Computer vision and pattern recognition represent a challenge in robotics because we need to be surrounded by robots able to understand images, process high-dimensional data from the real world and able to learn everything about anything. It took just a few decades for computers to evolve from a full-size room to a credit card sized device and a vastly more processing power. It took just a few decades for robots to evolve from a big machinery able to move its hands to a robot able to walk, dance, talk, recognize humans, or learn and adapt to different situations. In the same basket can be added the evolution of programs and algorithms in robotics and not only so.
A truly social robot should have the ability to learn while interact with the physical and social environment, an instinct that people are born. This is the idea of the LEVAN program written in the labs of the University of Washington and the Allen Institute for Artificial Intelligence in Seattle.

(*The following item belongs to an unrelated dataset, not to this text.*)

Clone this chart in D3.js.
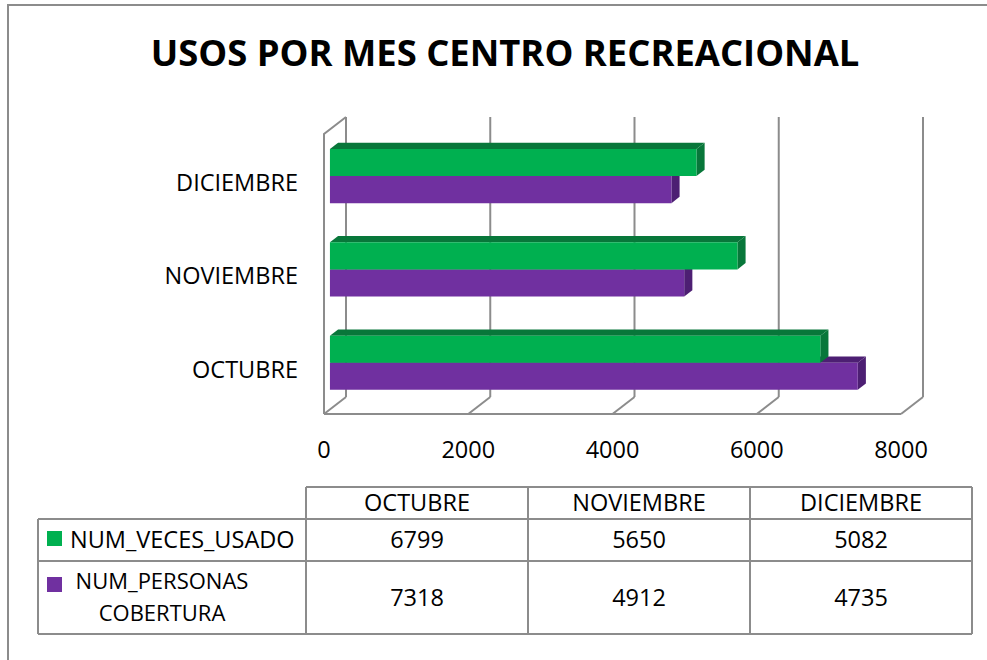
<!DOCTYPE html>
<html>
<head>
<meta charset="utf-8">
<script src="https://cdn.jsdelivr.net/npm/d3@7"></script>
<style>
  body { margin: 0; background: #fff; }
  svg { display: block; font-family: "Open Sans", sans-serif; }
</style>
</head>
<body>
<svg width="987" height="660"></svg>
<script>
// data
const months = ["OCTUBRE", "NOVIEMBRE", "DICIEMBRE"];
const vecesUsado = [6799, 5650, 5082];
const personasCobertura = [7318, 4912, 4735];
const seriesNames = ["NUM_VECES_USADO", "NUM_PERSONAS COBERTURA"];
const xTicks = [0, 2000, 4000, 6000, 8000];

const svg = d3.select("svg");
const grid = "#8c8c8c";
const fs = "23.5px";

// outer frame (right/bottom edges fall outside the picture)
svg.append("rect")
    .attr("x", 8).attr("y", 5)
    .attr("width", 1000).attr("height", 700)
    .attr("fill", "none").attr("stroke", grid).attr("stroke-width", 2);

svg.append("text")
    .attr("x", 505).attr("y", 66)
    .attr("text-anchor", "middle")
    .style("font-weight", "bold").style("font-size", "36.4px")
    .text("USOS POR MES CENTRO RECREACIONAL");

// 3d box: back wall scales, depth vector goes to the front
const xScale = d3.scaleLinear().domain([0, 8000]).range([346, 923]);
const yScale = d3.scaleBand()
    .domain(months.slice().reverse())
    .range([117, 397])
    .paddingInner(0.42).paddingOuter(0.21);
const sub = d3.scaleBand().domain(seriesNames).range([0, yScale.bandwidth()]);
const depth = { dx: -22, dy: 17 };
const P = (x, y, t) => [x + depth.dx * t, y + depth.dy * t];
const top0 = yScale.range()[0], bot0 = yScale.range()[1];

const walls = svg.append("g").attr("fill", "none").attr("stroke", grid).attr("stroke-width", 2);
// back wall gridlines
walls.selectAll(".vgrid")
    .data(xTicks)
    .enter().append("line")
    .attr("x1", d => xScale(d)).attr("x2", d => xScale(d))
    .attr("y1", top0).attr("y2", bot0);
// floor diagonals
walls.selectAll(".fgrid")
    .data(xTicks)
    .enter().append("line")
    .attr("x1", d => xScale(d)).attr("y1", bot0)
    .attr("x2", d => P(xScale(d), bot0, 1)[0]).attr("y2", d => P(xScale(d), bot0, 1)[1]);
// floor front edge
walls.append("line")
    .attr("x1", P(xScale(0), bot0, 1)[0]).attr("y1", P(xScale(0), bot0, 1)[1])
    .attr("x2", P(xScale(8000), bot0, 1)[0]).attr("y2", P(xScale(8000), bot0, 1)[1]);
// side wall
walls.append("polyline")
    .attr("points", [P(xScale(0), top0, 0), P(xScale(0), top0, 1), P(xScale(0), bot0, 1)].map(p => p.join(",")).join(" "));

// bars
const colors = {
    "NUM_VECES_USADO": { front: "#00b050", dark: "#08773a" },
    "NUM_PERSONAS COBERTURA": { front: "#7030a0", dark: "#4d1f73" }
};
const tf = 0.73, tb = 0.36;
const barData = [];
months.forEach((m, i) => {
    barData.push({ month: m, series: seriesNames[1], value: personasCobertura[i] });
    barData.push({ month: m, series: seriesNames[0], value: vecesUsado[i] });
});
const pts = arr => arr.map(p => p.join(",")).join(" ");

const bars = svg.selectAll(".bar")
    .data(barData)
    .enter().append("g").attr("class", "bar");

bars.each(function(d) {
    const g = d3.select(this);
    const y1 = yScale(d.month) + sub(d.series);
    const y2 = y1 + sub.bandwidth();
    const x0 = xScale(0), x1 = xScale(d.value);
    const c = colors[d.series];
    g.append("polygon").attr("fill", c.dark)
        .attr("points", pts([P(x0, y1, tf), P(x1, y1, tf), P(x1, y1, tb), P(x0, y1, tb)]));
    g.append("polygon").attr("fill", c.dark)
        .attr("points", pts([P(x1, y1, tf), P(x1, y1, tb), P(x1, y2, tb), P(x1, y2, tf)]));
    g.append("polygon").attr("fill", c.front)
        .attr("points", pts([P(x0, y1, tf), P(x1, y1, tf), P(x1, y2, tf), P(x0, y2, tf)]));
});

// category labels
svg.selectAll(".cat")
    .data(months)
    .enter().append("text")
    .attr("x", 298)
    .attr("y", d => yScale(d) + yScale.bandwidth() / 2 + 19)
    .attr("dy", "0.35em")
    .attr("text-anchor", "end")
    .style("font-size", fs)
    .text(d => d);

// x tick labels
svg.selectAll(".tick-label")
    .data(xTicks)
    .enter().append("text")
    .attr("x", d => P(xScale(d), bot0, 1)[0])
    .attr("y", 458)
    .attr("text-anchor", "middle")
    .style("font-size", fs)
    .text(d => d);

// data table
const colX = d3.scaleBand().domain(months).range([306, 972]);
const rowY = [487, 519, 561, 634];
const tableLeft = 38;
const tbl = svg.append("g").attr("stroke", grid).attr("stroke-width", 2);
tbl.append("line").attr("x1", colX.range()[0]).attr("x2", colX.range()[1]).attr("y1", rowY[0]).attr("y2", rowY[0]);
rowY.slice(1).forEach(y => {
    tbl.append("line").attr("x1", tableLeft).attr("x2", colX.range()[1]).attr("y1", y).attr("y2", y);
});
tbl.append("line").attr("x1", tableLeft).attr("x2", tableLeft).attr("y1", rowY[1]).attr("y2", rowY[3]);
months.concat([null]).forEach(m => {
    const x = m ? colX(m) : colX.range()[1];
    tbl.append("line").attr("x1", x).attr("x2", x).attr("y1", rowY[0]).attr("y2", rowY[3]);
});

svg.selectAll(".hdr")
    .data(months)
    .enter().append("text")
    .attr("x", d => colX(d) + colX.bandwidth() / 2)
    .attr("y", (rowY[0] + rowY[1]) / 2)
    .attr("dy", "0.35em")
    .attr("text-anchor", "middle")
    .style("font-size", fs)
    .text(d => d);

[vecesUsado, personasCobertura].forEach((vals, r) => {
    svg.selectAll(".val" + r)
        .data(vals)
        .enter().append("text")
        .attr("x", (d, i) => colX(months[i]) + colX.bandwidth() / 2)
        .attr("y", (rowY[r + 1] + rowY[r + 2]) / 2)
        .attr("dy", "0.35em")
        .attr("text-anchor", "middle")
        .style("font-size", fs)
        .text(d => d);
});

// legend keys inside table
svg.append("rect").attr("x", 47).attr("y", 531).attr("width", 15).attr("height", 15)
    .attr("fill", colors[seriesNames[0]].front);
svg.append("text").attr("x", 70).attr("y", 540).attr("dy", "0.35em")
    .style("font-size", fs).text(seriesNames[0]);

svg.append("rect").attr("x", 47).attr("y", 577).attr("width", 15).attr("height", 15)
    .attr("fill", colors[seriesNames[1]].front);
const leg2 = svg.append("text").attr("text-anchor", "middle").style("font-size", "22px");
leg2.append("tspan").attr("x", 162).attr("y", 581).attr("dy", "0.35em").text("NUM_PERSONAS");
leg2.append("tspan").attr("x", 162).attr("y", 613).attr("dy", "0.35em").text("COBERTURA");
</script>
</body>
</html>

LEVAN is a program engineered to learn how to differentiate an apple by an egg, and learn how to handle different objects such as a sharp object that should not be moved away from people.
The LEVAN program is able to search on the Web in millions of books and images to discover the associations between textual and visual data. This exploration of the Web creates a set of possibilities to link a set of phrases with pixels from an image. Identifying the pattern of an object, the program learns all the terms relevant to this object, information grabbed from the Web.
How it works
Even in testing phase, the program still needs an input from a human subject. The user has to browse among the existing concepts already available in the program. A concept is a keyword such as “innovation,” “car,” or “robot.” If your concept doesn’t exist in the library, all you have to do is to define a new one with your keyword and wait the program to filter the words searched on Google Books and in relevant images from the Web and then learn about your subject.
This program can jump the robots vision and pattern recognition into a new era where any autonomous machinery can learn about objects and humans using the information from books and images from the Web.
The current version of the program is limited in speed and capabilities, but with few improvements the time consumption to a result and the processing power will drop dramatically.
Probably you think that this program can fill some important gaps about computer vision and pattern recognition in robotics. You have right!